-- Do this --
Please retype the data in full and exactly; the pictures are not part of the copy.

-- Information supplied --
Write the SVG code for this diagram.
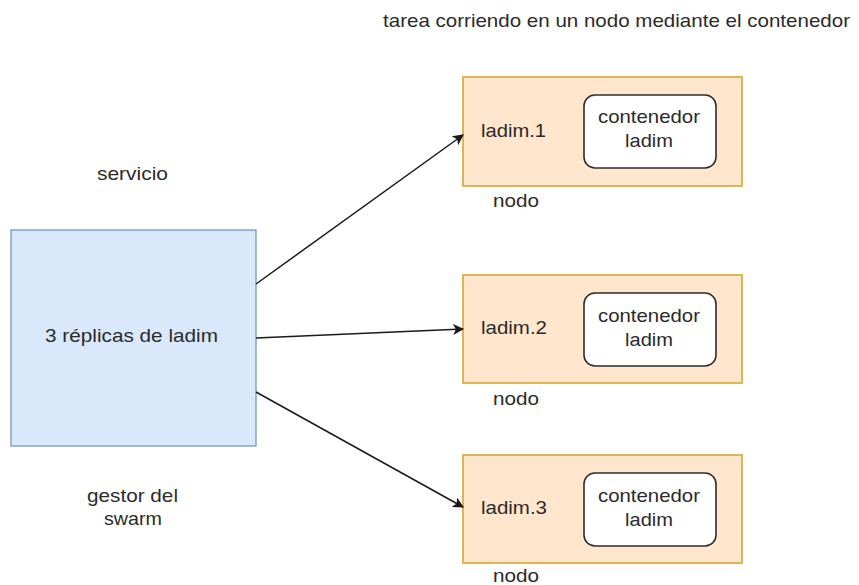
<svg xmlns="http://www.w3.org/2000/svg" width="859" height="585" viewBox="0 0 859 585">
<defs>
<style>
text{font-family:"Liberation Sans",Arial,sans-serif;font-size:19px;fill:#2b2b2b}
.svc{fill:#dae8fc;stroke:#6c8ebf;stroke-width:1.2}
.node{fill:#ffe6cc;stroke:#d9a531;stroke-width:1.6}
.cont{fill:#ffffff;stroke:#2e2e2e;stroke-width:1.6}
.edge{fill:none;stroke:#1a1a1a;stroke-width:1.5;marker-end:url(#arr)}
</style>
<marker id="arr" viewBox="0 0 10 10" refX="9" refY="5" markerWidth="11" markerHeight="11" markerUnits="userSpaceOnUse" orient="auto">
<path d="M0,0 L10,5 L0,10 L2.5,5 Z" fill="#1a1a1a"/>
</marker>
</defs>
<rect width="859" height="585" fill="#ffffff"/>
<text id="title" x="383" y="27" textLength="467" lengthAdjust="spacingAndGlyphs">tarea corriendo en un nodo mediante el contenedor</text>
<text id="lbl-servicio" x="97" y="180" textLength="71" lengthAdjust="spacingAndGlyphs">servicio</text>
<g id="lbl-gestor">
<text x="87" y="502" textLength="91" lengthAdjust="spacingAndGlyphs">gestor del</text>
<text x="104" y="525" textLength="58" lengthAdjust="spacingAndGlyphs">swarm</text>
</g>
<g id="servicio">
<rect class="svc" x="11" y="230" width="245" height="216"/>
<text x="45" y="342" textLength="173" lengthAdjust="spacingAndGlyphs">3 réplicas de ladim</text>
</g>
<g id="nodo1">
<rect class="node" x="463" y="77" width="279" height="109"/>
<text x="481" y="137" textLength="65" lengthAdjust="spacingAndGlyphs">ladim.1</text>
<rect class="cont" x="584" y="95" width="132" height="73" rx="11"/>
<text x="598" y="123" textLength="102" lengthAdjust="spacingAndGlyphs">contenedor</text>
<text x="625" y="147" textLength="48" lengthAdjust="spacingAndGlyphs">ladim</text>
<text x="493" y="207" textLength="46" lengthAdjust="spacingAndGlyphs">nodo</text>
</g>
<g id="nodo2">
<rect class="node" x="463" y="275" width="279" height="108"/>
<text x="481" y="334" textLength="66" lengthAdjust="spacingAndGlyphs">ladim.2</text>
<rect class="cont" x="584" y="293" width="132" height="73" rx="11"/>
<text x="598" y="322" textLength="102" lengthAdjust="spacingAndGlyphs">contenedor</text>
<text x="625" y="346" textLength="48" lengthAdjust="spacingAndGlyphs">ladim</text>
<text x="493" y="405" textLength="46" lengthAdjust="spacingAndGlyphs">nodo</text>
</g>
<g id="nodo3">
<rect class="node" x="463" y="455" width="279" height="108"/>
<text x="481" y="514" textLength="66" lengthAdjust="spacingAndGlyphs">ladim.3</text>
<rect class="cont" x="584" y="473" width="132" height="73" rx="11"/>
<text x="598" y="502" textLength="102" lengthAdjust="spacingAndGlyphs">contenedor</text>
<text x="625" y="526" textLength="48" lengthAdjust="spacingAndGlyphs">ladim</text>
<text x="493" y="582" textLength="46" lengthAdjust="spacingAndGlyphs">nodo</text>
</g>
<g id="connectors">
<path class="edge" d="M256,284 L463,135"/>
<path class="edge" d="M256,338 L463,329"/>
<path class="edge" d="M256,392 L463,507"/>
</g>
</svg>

-- The output --
Write the SVG code for this diagram.
<svg xmlns="http://www.w3.org/2000/svg" width="859" height="585" viewBox="0 0 859 585">
<defs>
<style>
text{font-family:"Liberation Sans",Arial,sans-serif;font-size:19px;fill:#2b2b2b}
.svc{fill:#dae8fc;stroke:#6c8ebf;stroke-width:1.2}
.node{fill:#ffe6cc;stroke:#d9a531;stroke-width:1.6}
.cont{fill:#ffffff;stroke:#2e2e2e;stroke-width:1.6}
.edge{fill:none;stroke:#1a1a1a;stroke-width:1.5;marker-end:url(#arr)}
</style>
<marker id="arr" viewBox="0 0 10 10" refX="9" refY="5" markerWidth="11" markerHeight="11" markerUnits="userSpaceOnUse" orient="auto">
<path d="M0,0 L10,5 L0,10 L2.5,5 Z" fill="#1a1a1a"/>
</marker>
</defs>
<rect width="859" height="585" fill="#ffffff"/>
<text id="title" x="383" y="27" textLength="467" lengthAdjust="spacingAndGlyphs">tarea corriendo en un nodo mediante el contenedor</text>
<text id="lbl-servicio" x="97" y="180" textLength="71" lengthAdjust="spacingAndGlyphs">servicio</text>
<g id="lbl-gestor">
<text x="87" y="502" textLength="91" lengthAdjust="spacingAndGlyphs">gestor del</text>
<text x="104" y="525" textLength="58" lengthAdjust="spacingAndGlyphs">swarm</text>
</g>
<g id="servicio">
<rect class="svc" x="11" y="230" width="245" height="216"/>
<text x="45" y="342" textLength="173" lengthAdjust="spacingAndGlyphs">3 réplicas de ladim</text>
</g>
<g id="nodo1">
<rect class="node" x="463" y="77" width="279" height="109"/>
<text x="481" y="137" textLength="65" lengthAdjust="spacingAndGlyphs">ladim.1</text>
<rect class="cont" x="584" y="95" width="132" height="73" rx="11"/>
<text x="598" y="123" textLength="102" lengthAdjust="spacingAndGlyphs">contenedor</text>
<text x="625" y="147" textLength="48" lengthAdjust="spacingAndGlyphs">ladim</text>
<text x="493" y="207" textLength="46" lengthAdjust="spacingAndGlyphs">nodo</text>
</g>
<g id="nodo2">
<rect class="node" x="463" y="275" width="279" height="108"/>
<text x="481" y="334" textLength="66" lengthAdjust="spacingAndGlyphs">ladim.2</text>
<rect class="cont" x="584" y="293" width="132" height="73" rx="11"/>
<text x="598" y="322" textLength="102" lengthAdjust="spacingAndGlyphs">contenedor</text>
<text x="625" y="346" textLength="48" lengthAdjust="spacingAndGlyphs">ladim</text>
<text x="493" y="405" textLength="46" lengthAdjust="spacingAndGlyphs">nodo</text>
</g>
<g id="nodo3">
<rect class="node" x="463" y="455" width="279" height="108"/>
<text x="481" y="514" textLength="66" lengthAdjust="spacingAndGlyphs">ladim.3</text>
<rect class="cont" x="584" y="473" width="132" height="73" rx="11"/>
<text x="598" y="502" textLength="102" lengthAdjust="spacingAndGlyphs">contenedor</text>
<text x="625" y="526" textLength="48" lengthAdjust="spacingAndGlyphs">ladim</text>
<text x="493" y="582" textLength="46" lengthAdjust="spacingAndGlyphs">nodo</text>
</g>
<g id="connectors">
<path class="edge" d="M256,284 L463,135"/>
<path class="edge" d="M256,338 L463,329"/>
<path class="edge" d="M256,392 L463,507"/>
</g>
</svg>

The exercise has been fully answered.